In the script I wrote here (Item Analysis using R), I use the range 0.35 – 0.8 as a good questions as it provide maximum values of information about differences between students. Some institution using value range 0.3 – 0.7.
Note : you should avoid question that have value close to 0 or 1. It might have a content validity problems.

In the first sheet, I wrote warning “difficult” and “too difficult”. Below 0.35 is “difficult” and below 0.25 is “too difficult”. And of course above 0.8 is “easy”.

Item – total test correlations (column G)
This is a correlation between answering question correctly with the total score. For example, is it answering correctly question number 2 correlate with the total score ? It is expected that if the students answer number 2 correctly, they will have higher total scores, compare who answer wrong.

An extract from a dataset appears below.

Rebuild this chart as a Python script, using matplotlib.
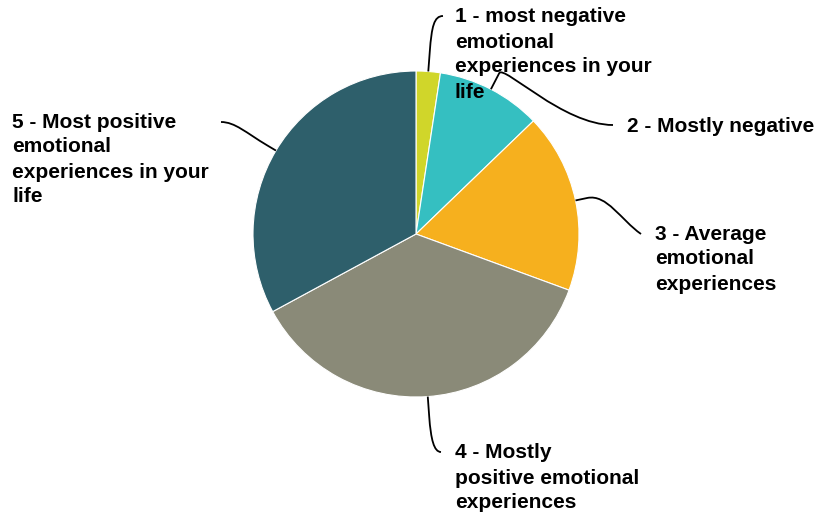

In Psychometric library in R, the item criterion give us freedom to correlate item with Y criterion (choose what you want to correlate with). In the script, I correlate item with total score and the result is column G. It is a Point biserial correlation.

Conceptually, it is shown like below : This correlation assumes that the item score is a true dichotomy (MCQ only have one correct answer). The r ranges between -1.00 and 1.00. If we find high positive values, means a good item. On the other side, low or negative values are bad and you could consider to delete the item.

Item discrimination
This is called D-index. It is the ability to distinguish between the students who understand the material and who do not. It is calculates the proportion of high achievers and low achievers to answer the item correctly.

The value of D-index is between -1.0 and 1.0.
So, in this value,  a high-positive values are good items. With the opposite condition, low or negative value are bad. The simple explanation is, when the low-scorer student could answer the questions, means this question cannot distinguish the ability of the student that well.

Further Consideration In Item Analysis

Below are the consideration you should think when you analyse the item.

1. Easy question is not always bad, in the extreme condition,  easy with negative discrimination and not function distractor (all or majority students could answer). Do you know why ? If in that question you want to know the basic knowledge that all students in that year have to be able to know (ie. normal range of blood pressure), then you would expect all student answer correctly.
2. On the other side, if you want to know whether a difficult question can be answer by smart student, then you will expect that the students that able to answer is very low, therefore many of them will choose the wrong items.
3. Base on my experience, consider the alpha and total of passed student give another dimension. You have to remember that in CTT, this calculation is based on the sample that join the exam. You have to understand the student characteristic, are known as a clever-group of student or opposite condition. This will affect the result of the item analysis. With the same questions, if you test it in smart student, it will shown that the question all become easy. What should you consider in this situation ? Look at the Alpha, if it high (> 0.80) means your measurement is good, and you got a smart group of students.
4. If you got many failed students, with the high Alpha value, sometimes you can find many of the questions were marked as difficult. Don’t be panic. Your exam is good, it could be your student did not study, or in some case, they only study from the questions of the previous exams. So, when it comes to the exam with majority of the questions are new, in the item analysis will show a lot of question marked as difficult, but the alpha value is very high.
5. A high number of easy question with the low value of Alpha, can be a sign of “exam breach”
6. Another consideration is pay attention in the amount of borderliner students (with SEM in 95% confidence interval). If you found many students fall into this criteria, you should be aware that may be, your exam has many error.

All in all, distinguish the good or bad items is pieces of cakes. But, in some condition you should consider the other parameter that I provide in the spreadsheet.

References :
The variables in my scripts based on this and this. Both are workshop in psychometric in the AMEE conference 2015 in Glasgow.